April 19, 2024

POLITICAL BATTLE LOOMING OVER ETERNAL LIFE

 Immortality beckons, says Ronald Bailey, science editor of Reason, an influential American libertarian magazine, and the partisans of mortality are powerless to stop it. Writing in the London Times, he predicts a 20 to 40-year extension of the average life span by 2050. And by the end of the century he predicts five-generation picnics with great-great-great grandmas playing tennis at the age of 150. He looks forward to "human bodies and minds enhanced by advanced drugs and other biotherapies; the conquest of most infectious and degenerative diseases; and genetic science that allows parents to ensure that their children will have stronger immune systems, more athletic bodies and cleverer brains. Even the possibility of human immortality beckons."

But there is a hitch: malign forces from the Dark Side are working to scupper Bailey’s dream. "An extraordinary coalition of left-wing and right-wing bio-conservatives is resisting the biotechnological progress that could make it a reality. Forget Osama bin Laden and the so-called clash of civilisations. The defining political conflict of the 21st century will literally be the battle over life and death," he writes.

What Bailey is referring to is scepticism on both right and left (if those tags are appropriate) not just about whether immortality is feasible, but even if it is desirable. Daniel Callahan, a leading US bioethicist, has declared, "there is no known social good coming from the conquest of death". And Dr Leon Kass, former head of the President’s Council on Bioethics, says, "the finitude of human life is a blessing for every human individual, whether he knows it or not".

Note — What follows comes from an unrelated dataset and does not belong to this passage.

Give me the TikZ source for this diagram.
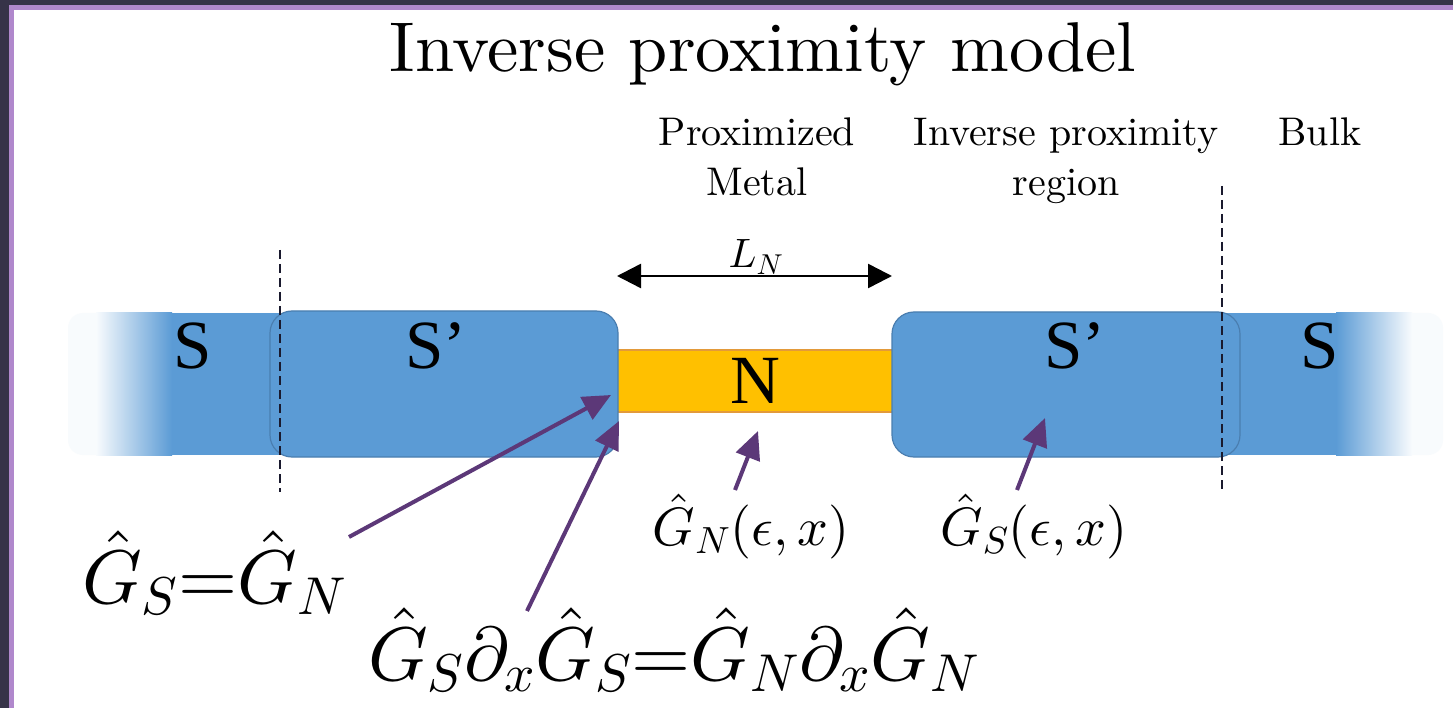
\documentclass[tikz,border=0pt]{standalone}
\usepackage[no-math]{fontspec}
\setmainfont{lmroman10-regular}[Extension=.otf]
\newfontfamily\timesf{Liberation Serif}
\DeclareFontFamily{OML}{mycmm}{\skewchar\font'177}
\DeclareFontShape{OML}{mycmm}{m}{it}{<-> cmmi10}{}
\DeclareFontFamily{OMS}{mycmsy}{\skewchar\font'60}
\DeclareFontShape{OMS}{mycmsy}{m}{n}{<-> cmsy10}{}
\DeclareFontFamily{OT1}{mycmr}{}
\DeclareFontShape{OT1}{mycmr}{m}{n}{<-> cmr10}{}
\DeclareSymbolFont{operators}{OT1}{mycmr}{m}{n}
\DeclareSymbolFont{letters}{OML}{mycmm}{m}{it}
\DeclareSymbolFont{symbols}{OMS}{mycmsy}{m}{n}
\usetikzlibrary{arrows.meta}
\definecolor{sblue}{HTML}{5B9BD5}
\definecolor{sborder}{HTML}{4A7EB0}
\definecolor{nfill}{HTML}{FFC000}
\definecolor{nborder}{HTML}{E39A3A}
\definecolor{arrowpurple}{HTML}{5C3878}
\definecolor{framedark}{HTML}{363348}
\definecolor{framepurple}{HTML}{B088CC}
\definecolor{dashcol}{HTML}{1A1A2E}
\colorlet{fadeblue}{sblue!4}
\tikzset{
  sprimebox/.style={draw=sborder, line width=1.2pt, fill=sblue, rounded corners=22pt},
  dashline/.style={draw=dashcol, line width=2.2pt, dash pattern=on 9pt off 5pt},
  dimarrow/.style={draw=black, line width=2.5pt, {Triangle[length=24pt,width=24pt]}-{Triangle[length=24pt,width=24pt]}},
  pointer/.style={draw=arrowpurple, line width=4pt, -{Triangle[length=28pt,width=25pt]}},
  barlabel/.style={font=\fontsize{69}{70}\selectfont\timesf, inner sep=0pt},
  headlabel/.style={font=\fontsize{40}{50}\selectfont, align=center, inner sep=0pt, anchor=north},
  eqlabel/.style={font=\fontsize{76}{80}\selectfont, inner sep=0pt, anchor=base west},
  funlabel/.style={font=\fontsize{54}{60}\selectfont, inner sep=0pt, anchor=base},
}
\begin{document}
\begin{tikzpicture}[x=1pt,y=-1pt]
\useasboundingbox (0,0) rectangle (1453,708);
% frame
\fill[white] (0,0) rectangle (1453,708);
\fill[framedark] (0,0) rectangle (9,708);
\fill[framedark] (0,0) rectangle (1453,5);
\fill[framepurple] (9,5) rectangle (14,708);
\fill[framepurple] (9,5) rectangle (1453,10);

% title
\node[font=\fontsize{70.5}{80}\selectfont, inner sep=0pt, anchor=base] (title) at (763,72) {Inverse proximity model};

% region headings
\node[headlabel] (hmetal) at (757,118) {Proximized\\Metal};
\node[headlabel] (hinv) at (1066,118) {Inverse proximity\\region};
\node[headlabel] (hbulk) at (1320,118) {Bulk};

% left bulk S (fading)
\fill[fadeblue, rounded corners=15pt] (68,313) rectangle (290,455);
\shade[left color=fadeblue, right color=sblue] (96,313) rectangle (172,455);
\fill[sblue] (172,313) rectangle (290,455);
% right bulk S (fading)
\fill[fadeblue, rounded corners=15pt] (1222,313) rectangle (1443,455);
\fill[sblue] (1222,313) rectangle (1336,455);
\shade[left color=sblue, right color=fadeblue] (1336,313) rectangle (1412,455);

% N bar
\node[draw=nborder, fill=nfill, line width=1.2pt, minimum width=285pt, minimum height=62pt, inner sep=0pt,
      font=\fontsize{69}{70}\selectfont\timesf] (nbar) at (755,381) {N};

% S' blocks
\draw[sprimebox] (270,311) rectangle (618,457);
\draw[sprimebox] (892,312) rectangle (1240,457);

% bar labels
\node[barlabel] (sleft) at (193,346) {S};
\node[barlabel] (spleft) at (436,346) {S’};
\node[barlabel] (spright) at (1075,346) {S’};
\node[barlabel] (sright) at (1320,346) {S};

% dashed boundaries
\draw[dashline] (280,250) -- (280,492);
\draw[dashline] (1222,186) -- (1222,492);

% L_N dimension
\coordinate (lnA) at (617,276);
\coordinate (lnB) at (892,276);
\draw[dimarrow] (lnA) -- (lnB);
\node[font=\fontsize{41}{44}\selectfont, inner sep=0pt, anchor=base] (lnlabel) at (756,268) {$L_N$};

% labels
\node[funlabel] (gn) at (751,545) {$\hat G_N(\epsilon,x)$};
\node[funlabel] (gs) at (1034,545) {$\hat G_S(\epsilon,x)$};
\node[eqlabel] (eq1) at (82,603) {$\hat G_S{=}\hat G_N$};
\node[eqlabel] (eq2) at (368,680) {$\hat G_S\partial_x\hat G_S{=}\hat G_N\partial_x\hat G_N$};

% pointers
\coordinate (t1) at (349,537);
\coordinate (h1) at (611,395);
\coordinate (t2) at (527,611);
\coordinate (h2) at (619,421);
\coordinate (t3) at (735,490);
\coordinate (h3) at (758,431);
\coordinate (t4) at (1017,490);
\coordinate (h4) at (1045,418);
\draw[pointer] (t1) -- (h1);
\draw[pointer] (t2) -- (h2);
\draw[pointer] (t3) -- (h3);
\draw[pointer] (t4) -- (h4);
\end{tikzpicture}
\end{document}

In Bailey’s future, organs can be regenerated and "antisocial tendencies and crippling depression will all be managed by individual choice through biotech pharmaceuticals and even generic treatments". Fanciful as this vision may seem, it is being taken seriously and is even being described as a moral obligation in some circles. "The highest expression of human nature and dignity is to strive to overcome the limitations imposed on us by our genes, our evolution and our environment," writes Bailey.